I’m competing in Kaggle’s Melanoma Classification Challenge. I just used the normal stuff I’ve learned so far (up to lesson 3). Here is my notebook. As you can see, it took 5 hours to run one epoch, with the GPU on. I basically can’t run more than one epoch without surpassing kaggle’s notebook session quota (9 hours). So what did I do wrong or what should I do different?

vferrer · June 21, 2020, 7:15am

I don’t see any problem. You may be training on CPU (you need to activate the GPU on Kaggle). Try,

import torch
torch.cuda.is_available()

It returns True if cuda support is enable.
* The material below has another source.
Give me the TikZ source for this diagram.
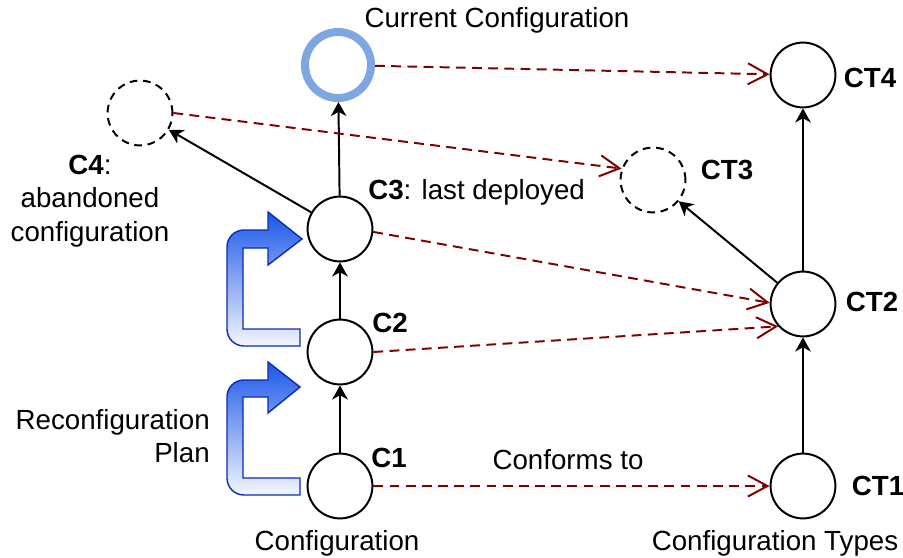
\documentclass[tikz,border=0pt]{standalone}
\usepackage{fontspec}
\setmainfont{Liberation Sans}
\usetikzlibrary{arrows.meta}
\definecolor{darkred}{HTML}{800000}
\definecolor{ringblue}{HTML}{7EA6E0}
\definecolor{planblue}{HTML}{1A56E8}
\definecolor{planedge}{HTML}{0B2BB5}

\begin{document}
\begin{tikzpicture}[x=0.025cm, y=-0.025cm,
    font=\fontsize{19.7}{24}\selectfont,
    conf/.style={circle, draw, line width=1.4pt, minimum size=1.62cm, inner sep=0pt},
    gone/.style={conf, dash pattern=on 5.5pt off 4pt},
    txt/.style={inner sep=0pt},
    lbl/.style={txt, font=\fontsize{19.7}{24}\selectfont\bfseries},
    evolves/.style={line width=1.4pt, -{Stealth[length=10pt, width=11pt, inset=3pt]}},
    conforms/.style={darkred, line width=1.4pt, dash pattern=on 7pt off 4.5pt, -{Straight Barb[length=14pt, width=15pt]}},
    plan/.style={draw=planedge, line width=1pt, top color=planblue, bottom color=planblue!5}]
    \useasboundingbox (0,0) rectangle (903,558);

    % configurations
    \node[conf] (c1) at (340,486) {};
    \node[conf] (c2) at (340,352) {};
    \node[conf] (c3) at (340,229) {};
    \node[conf, draw=ringblue, line width=5.7pt, minimum size=1.65cm] (cur) at (338,65) {};
    \node[gone] (c4) at (140,113) {};
    % configuration types
    \node[conf] (ct1) at (803,486) {};
    \node[conf] (ct2) at (803,304) {};
    \node[gone] (ct3) at (653,180) {};
    \node[conf] (ct4) at (803,75) {};

    % labels
    \node[lbl] (lc1) at (389,458) {C1};
    \node[lbl] (lc2) at (390,323) {C2};
    \node[txt, anchor=west] (lc3) at (368,192) {\textbf{C3}: last deployed};
    \node[txt, align=center] (lc4) at (90,201) {\textbf{C4}:\\abandoned\\configuration};
    \node[lbl] (lct1) at (878,486) {CT1};
    \node[lbl] (lct2) at (872,302) {CT2};
    \node[lbl] (lct3) at (727,170) {CT3};
    \node[lbl] (lct4) at (870,78) {CT4};
    \node[txt] (lcur) at (497,20) {Current Configuration};
    \node[txt, align=right, anchor=east] (lplan) at (210,436) {Reconfiguration\\Plan};
    \node[txt] (lconf) at (337,543) {Configuration};
    \node[txt] (ltypes) at (775,543) {Configuration Types};
    \node[txt] (lconforms) at (568,460) {Conforms to};

    % reconfiguration plans
    \draw[plan] (300,478) -- (243,478) -- (243,397) -- (268,397) -- (268,413) -- (300,387)
        -- (268,362) -- (268,380) [rounded corners=12] -- (227,380) -- (227,495)
        [sharp corners] -- (300,495) -- cycle;
    \draw[plan] (300,329) -- (243,329) -- (243,248) -- (268,248) -- (268,265) -- (302,239)
        -- (268,212) -- (268,230) [rounded corners=12] -- (227,230) -- (227,346)
        [sharp corners] -- (300,346) -- cycle;

    % evolution
    \draw[evolves] (c1) -- (c2);
    \draw[evolves] (c2) -- (c3);
    \draw[evolves] (c3) -- (cur);
    \draw[evolves] (c3) -- (c4);
    \draw[evolves] (ct1) -- (ct2);
    \draw[evolves] (ct2) -- (ct4);
    \draw[evolves] (ct2) -- (ct3);

    % conformance
    \draw[conforms] (cur) -- (ct4);
    \draw[conforms] (c4.east) -- (ct3.160);
    \draw[conforms] (c3.-5) -- (ct2.178);
    \draw[conforms] (c2.east) -- (ct2.222);
    \draw[conforms] (c1) -- (ct1);
\end{tikzpicture}
\end{document}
Another option is that original images are very big. From data description, it may be case: Images are also provided in JPEG and TFRecord format (in the jpeg and tfrecords directories, respectively). Images in TFRecord format have been resized to a uniform 1024x1024. You have 32000 but all data is about 100GB!! So, try to preprocess .jpeg images to 1024x1024 size. Fastai2 has http://dev.fast.ai/vision.utils#resize_images . You could adapt to fastai1

edkahara · June 22, 2020, 7:23am

The GPU was on, that’s why I was asking this question. I got some advice from Kaggle here and here.I’m working on resizing the images.